MLK and Same Sex Marriage
Today, as America has done since the contentious adoption of his birthday as a national holiday in the 1980’s, people around the nation are pausing to reflect on the legacy of Martin Luther King Jr. and his crusade for civil rights for African Americans in the 1950’s and 1960’s. Initially derided by some fringe individuals as a radical communist, today Dr. King is often revered and, perhaps too often, is co-opted by those who wish to use his legacy to further their own agendas.
Now, I could speak about the attempts by both political parties to claim this revered American as one of their own (He spoke critically of both parties. That’s a simple fact.), but I won’t. Instead, today I will wade into the often contentious and unresolved debate on whether Dr. King would have supported Same Sex Marriage. Both sides of the argument do have solid supporting points.
On the one hand, MLK was a deeply religious man. Being a minister and heavily connected to God, many on the side that claim that in addition to his faith influencing him, a piece that the Reverend wrote in 1958 for Ebony also sheds light on what he would have thought and done.
In the article, an anonymous reader tells Dr. King that he “feels about boys the way he ought to feel about girls” and wants to know what he should do about this. In response, King said that the type of feeling the young man was having was “probably not innate, but something that has been culturally acquired” and that he was well on the “right road towards solving the problem,” Hmm.
That seems to suggest that the good Dr. would not have come down on the proponent side in our modern time. In contrast to Reagan who stated that homosexuality was innate, King felt that it was something learned from ones environment, thus putting him in a rather backwards mindset.
Or so it would seem.

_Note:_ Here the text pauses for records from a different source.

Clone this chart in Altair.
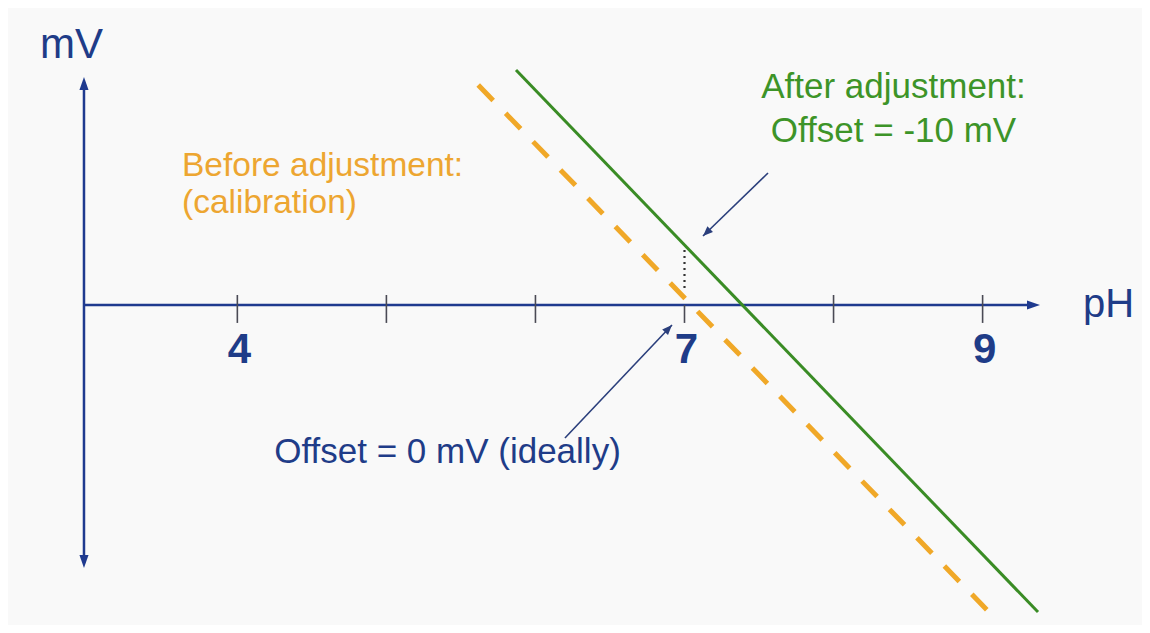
import altair as alt
import pandas as pd

# ---- data (pH on x, mV on y; schematic) ----
tick_ph = [4, 5, 6, 7, 8, 9]
label_ph = [4, 7, 9]
label_txt = ["4", "7", "9"]

before_ph = [5.616, 9.0295]      # orange dashed: before adjustment
before_mv = [84.6, -117.3]
after_ph = [5.8695, 9.3717]      # green: after adjustment
after_mv = [90.38, -118.08]

offset_ph = [7.0, 7.0]           # dotted offset marker at pH 7
offset_mv = [21.15, 5.0]

axis_ph = [2.9711, 9.385]        # x axis extent
axis_mv = [87.69, -101.15]       # y axis extent

# annotation arrows: tail -> head
arrow_tail_ph = [6.198, 7.5602]
arrow_tail_mv = [-51.15, 50.77]
arrow_head_ph = [6.916, 7.1241]
arrow_head_mv = [-7.69, 26.54]

NAVY = "#1f3a8f"
NAVY_T = "#1f3c88"
GREEN = "#3a8c25"
ORANGE = "#f0a828"
ARROW = "#2b3f7c"
FONT = "Liberation Sans"

xs = alt.Scale(domain=[2.4613, 10.0694], zero=False, nice=False)
ys = alt.Scale(domain=[-123.08, 114.23], zero=False, nice=False)

def X(f="x"):
    return alt.X(f"{f}:Q", scale=xs, axis=None)

def Y(f="y"):
    return alt.Y(f"{f}:Q", scale=ys, axis=None)

# axes
axes_df = pd.DataFrame({
    "x": [axis_ph[0], axis_ph[0]], "x2": [axis_ph[1] - 0.04, axis_ph[0]],
    "y": [0, axis_mv[0] - 2], "y2": [0, axis_mv[1] + 2],
})
axes = alt.Chart(axes_df).mark_rule(color=NAVY, strokeWidth=2.5).encode(
    x=X(), x2="x2:Q", y=Y(), y2="y2:Q")

heads_df = pd.DataFrame({
    "x": [axis_ph[1], axis_ph[0], axis_ph[0]],
    "y": [0, axis_mv[0], axis_mv[1]],
    "angle": [0, 270, 90],
})
heads = alt.Chart(heads_df).mark_point(
    shape="M0,0 L-2,-0.7 L-2,0.7 Z", filled=True, opacity=1, size=169,
    color=NAVY, strokeWidth=0).encode(
    x=X(), y=Y(), angle=alt.Angle("angle:Q", scale=None))

# ticks
tk_df = pd.DataFrame({
    "x": tick_ph,
    "y": [0 if p == 7 else 3.85 for p in tick_ph],
    "y2": [-6.9] * len(tick_ph),
})
ticks = alt.Chart(tk_df).mark_rule(color="#4a4a55", strokeWidth=1.6).encode(
    x=X(), y=Y(), y2="y2:Q")

lab_df = pd.DataFrame({"x": label_ph, "y": [0] * 3, "t": label_txt})
labels = alt.Chart(lab_df).mark_text(
    font=FONT, fontSize=42, fontWeight="bold", color=NAVY_T,
    baseline="alphabetic", align="center", dy=58, dx=2).encode(
    x=X(), y=Y(), text="t:N")

# lines
bef_df = pd.DataFrame({"x": before_ph, "y": before_mv})
before = alt.Chart(bef_df).mark_line(
    color=ORANGE, strokeWidth=5, strokeDash=[21.5, 17.9]).encode(x=X(), y=Y())
aft_df = pd.DataFrame({"x": after_ph, "y": after_mv})
after = alt.Chart(aft_df).mark_line(color=GREEN, strokeWidth=3).encode(x=X(), y=Y())

dot_df = pd.DataFrame({"x": [offset_ph[0]], "y": [offset_mv[0]], "y2": [offset_mv[1]]})
dotted = alt.Chart(dot_df).mark_rule(
    color="#333333", strokeWidth=2.2, strokeDash=[2, 4]).encode(
    x=X(), y=Y(), y2="y2:Q")

# annotation arrows
arr_df = pd.DataFrame({
    "x": arrow_tail_ph, "y": arrow_tail_mv,
    "x2": arrow_head_ph, "y2": arrow_head_mv,
})
arr_lines = alt.Chart(arr_df).mark_rule(color=ARROW, strokeWidth=1.6).encode(
    x=X(), x2="x2:Q", y=Y(), y2="y2:Q")
ah_df = pd.DataFrame({"x": arrow_head_ph, "y": arrow_head_mv, "angle": [313.4, 135.9]})
arr_heads = alt.Chart(ah_df).mark_point(
    shape="M0,0 L-2,-0.8 L-2,0.8 Z", filled=True, opacity=1, size=100,
    color=ARROW, strokeWidth=0).encode(
    x=X(), y=Y(), angle=alt.Angle("angle:Q", scale=None))

# texts
def txt(df, color, size, align, weight="normal"):
    return alt.Chart(df).mark_text(
        font=FONT, fontSize=size, color=color, align=align,
        baseline="alphabetic", fontWeight=weight).encode(x=X(), y=Y(), text="t:N")

t_mv = txt(pd.DataFrame({"x": [2.676], "y": [95.0], "t": ["mV"]}), NAVY_T, 42, "left")
t_ph = txt(pd.DataFrame({"x": [9.6734], "y": [-4.615], "t": ["pH"]}), NAVY_T, 40, "left")
t_before = txt(pd.DataFrame({"x": [3.6286, 3.6286], "y": [49.8, 35.2],
                             "t": ["Before adjustment:", "(calibration)"]}),
               "#eda631", 33.5, "left")
t_after = txt(pd.DataFrame({"x": [8.4022, 8.4022], "y": [79.62, 62.69],
                            "t": ["After adjustment:", "Offset = -10 mV"]}),
              "#3d9428", 35, "center")
t_off = txt(pd.DataFrame({"x": [5.41], "y": [-60.77], "t": ["Offset = 0 mV (ideally)"]}),
            NAVY_T, 35, "center")

chart = alt.layer(
    axes, ticks, dotted, before, after, heads, arr_lines, arr_heads,
    labels, t_mv, t_ph, t_before, t_after, t_off
).properties(
    width=1134, height=617,
    autosize=alt.AutoSizeParams(type="none"),
    padding=0, background="#f9f9f9",
).configure_view(stroke=None)

chart.save("out.html", embed_options={"renderer": "svg", "actions": False})
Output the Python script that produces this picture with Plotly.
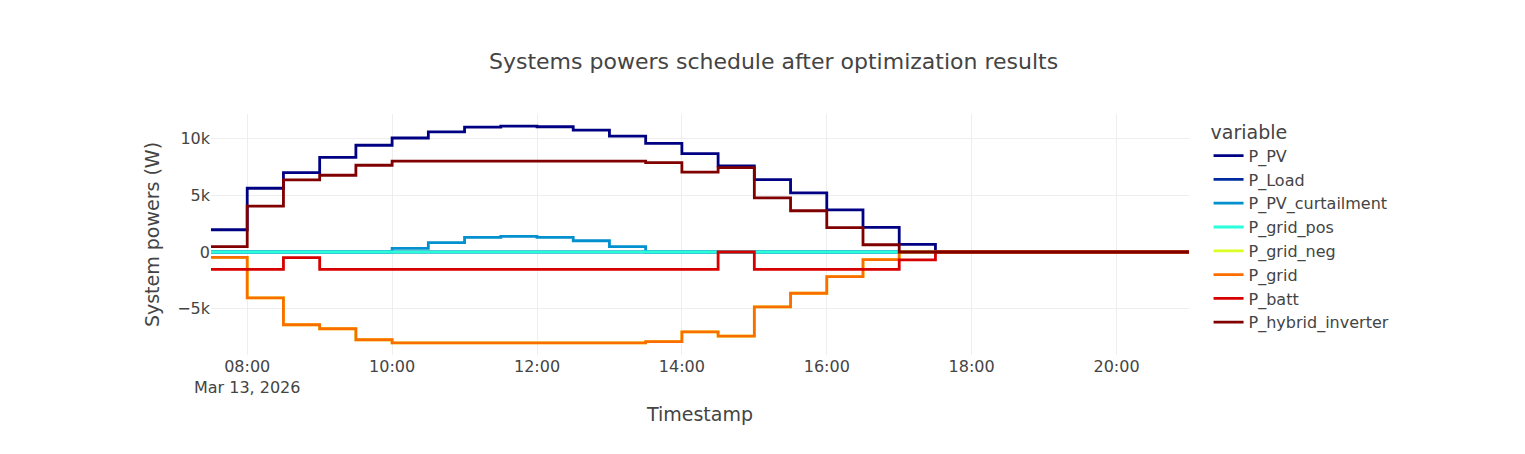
import pandas as pd
import plotly.express as px

# 30-minute schedule, 07:30 -> 21:00
timestamps = pd.date_range("2026-03-13 07:30", "2026-03-13 21:00", freq="30min")

zeros_tail = [0] * 8

P_PV = [1960, 5610, 6990, 8330, 9390, 10030, 10560, 10990, 11080, 11020,
        10730, 10200, 9560, 8650, 7570, 6370, 5200, 3710, 2160, 670] + zeros_tail
P_Load = [0] * 28
P_PV_curtailment = [0, 0, 0, 0, 0, 320, 820, 1290, 1370, 1290,
                    990, 470, 0, 0, 0, 0, 0, 0, 0, 0] + zeros_tail
P_grid_pos = [0] * 28
P_grid = [-470, -4030, -6400, -6750, -7720, -8000, -8000, -8000, -8000, -8000,
          -8000, -8000, -7890, -7020, -7400, -4820, -3630, -2160, -670, 0] + zeros_tail
P_grid_neg = list(P_grid)
P_batt = [-1520, -1520, -500, -1520, -1520, -1520, -1520, -1520, -1520, -1520,
          -1520, -1520, -1520, -1520, 0, -1520, -1520, -1520, -1520, -700] + zeros_tail
P_hybrid_inverter = [470, 4030, 6340, 6750, 7630, 8000, 8000, 8000, 8000, 8000,
                     8000, 8000, 7870, 7020, 7430, 4770, 3630, 2140, 640, 0] + zeros_tail

opt_res = pd.DataFrame({
    "P_PV": P_PV,
    "P_Load": P_Load,
    "P_PV_curtailment": P_PV_curtailment,
    "P_grid_pos": P_grid_pos,
    "P_grid_neg": P_grid_neg,
    "P_grid": P_grid,
    "P_batt": P_batt,
    "P_hybrid_inverter": P_hybrid_inverter,
}, index=pd.Index(timestamps, name="timestamp"))

cols = list(opt_res.columns)
colors = px.colors.sample_colorscale("jet", [i / (len(cols) - 1) for i in range(len(cols))])

fig = px.line(opt_res, y=cols, title="Systems powers schedule after optimization results",
              template="presentation", line_shape="hv", color_discrete_sequence=colors)
fig.update_traces(line_width=2.8)
fig.update_layout(xaxis_title="Timestamp", yaxis_title="System powers (W)",
                  width=1525, height=454,
                  font=dict(family="Verdana, DejaVu Sans", size=16),
                  title=dict(x=0.502, y=0.883, yanchor="middle"),
                  margin=dict(l=203, r=344, t=106, b=107))
fig.update_xaxes(title_standoff=11)
fig.update_yaxes(title_standoff=12)

fig.write_html("out.html")
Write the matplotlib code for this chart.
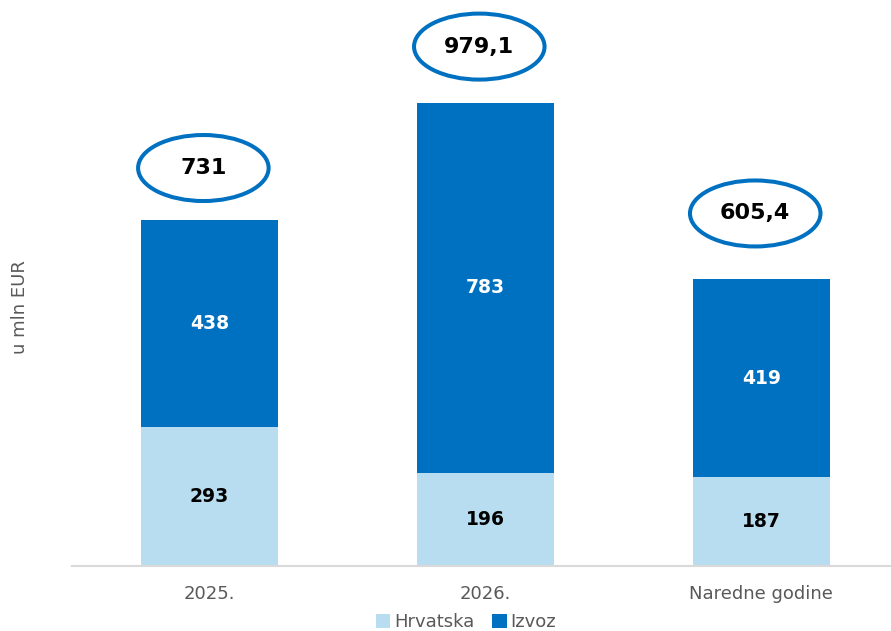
import matplotlib
matplotlib.use("Agg")
import matplotlib.pyplot as plt
from matplotlib.patches import Ellipse, Patch

plt.rcParams["font.family"] = ["DejaVu Sans"]

categories = ["2025.", "2026.", "Naredne godine"]
hrvatska = [293, 196, 187]
izvoz = [438, 783, 419]
totals = [731, 979.1, 605.4]
total_labels = ["731", "979,1", "605,4"]

# layout: gap (px) between bar top and the centre of its total-ellipse
ellipse_gap_px = [52, 56, 66]

c_light = "#B9DDF0"
c_dark = "#0070C0"
gray = "#595959"

W, H = 891, 631
PX_PER_UNIT = 0.4733
fig = plt.figure(figsize=(W / 100, H / 100), dpi=100)
ax = fig.add_axes([72 / W, (H - 566) / H, (891 - 72) / W, (566 - 5) / H])

x = list(range(len(categories)))
bw = 0.496
ax.bar(x, hrvatska, width=bw, color=c_light, label="Hrvatska", zorder=2)
ax.bar(x, izvoz, width=bw, bottom=hrvatska, color=c_dark, label="Izvoz", zorder=2)

ax.set_xlim(-0.498, 2.47)
ax.set_ylim(0, 561 / PX_PER_UNIT)

for i in x:
    ax.text(i, hrvatska[i] / 2, str(hrvatska[i]), ha="center", va="center",
            fontsize=13.5, fontweight="bold", color="black")
    ax.text(i, hrvatska[i] + izvoz[i] / 2, str(izvoz[i]), ha="center", va="center",
            fontsize=13.5, fontweight="bold", color="white")
    cy = totals[i] + ellipse_gap_px[i] / PX_PER_UNIT
    ax.add_patch(Ellipse((i - 0.022, cy), width=0.473, height=66 / PX_PER_UNIT,
                         facecolor="white", edgecolor=c_dark, lw=2.9, zorder=3))
    ax.text(i - 0.022, cy, total_labels[i], ha="center", va="center",
            fontsize=16, fontweight="bold", color="black", zorder=4)

for s in ["top", "right", "left"]:
    ax.spines[s].set_visible(False)
ax.spines["bottom"].set_color("#D9D9D9")
ax.spines["bottom"].set_linewidth(1.5)
ax.set_yticks([])
ax.set_xticks(x)
ax.set_xticklabels(categories, fontsize=13, color=gray)
ax.tick_params(axis="x", length=0, pad=14)

fig.text(20 / W, 1 - 307 / H, "u mln EUR", rotation=90, ha="center", va="center",
         fontsize=13, color=gray)

handles = [Patch(facecolor=c_light, label="Hrvatska"), Patch(facecolor=c_dark, label="Izvoz")]
fig.legend(handles=handles, loc="center", bbox_to_anchor=(466 / W, 1 - 622 / H), ncol=2,
           frameon=False, fontsize=13, handlelength=0.8, handleheight=0.8,
           handletextpad=0.2, columnspacing=1.0, labelcolor=gray)

fig.savefig("out.png", dpi=100)
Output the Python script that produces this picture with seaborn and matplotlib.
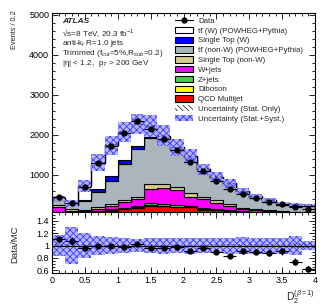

On the other side of the spectrum, those who believe that King would have supported gay people being able to marry point to his widow’s support for marriage equality and his own not always consistent following of the gospel. Most know that he engaged in extra-marital affairs and some, though not all are aware of the fact that King kept guns in his home for security at times of immense tension during his crusade for civil rights, clearly, a practicalist.
Ultimately though, it doesn’t matter whether he would have or would not have supported gay rights because, and I think I’m stating the obvious here, the man is not around to tell us what he would believe. People can try and speak for him, but ultimately they wouldn’t know either. We as a society need to stop trying to claim great men and great women who have passed on in attempts to further our own goals in the political realm. Such action is highly disrespectful.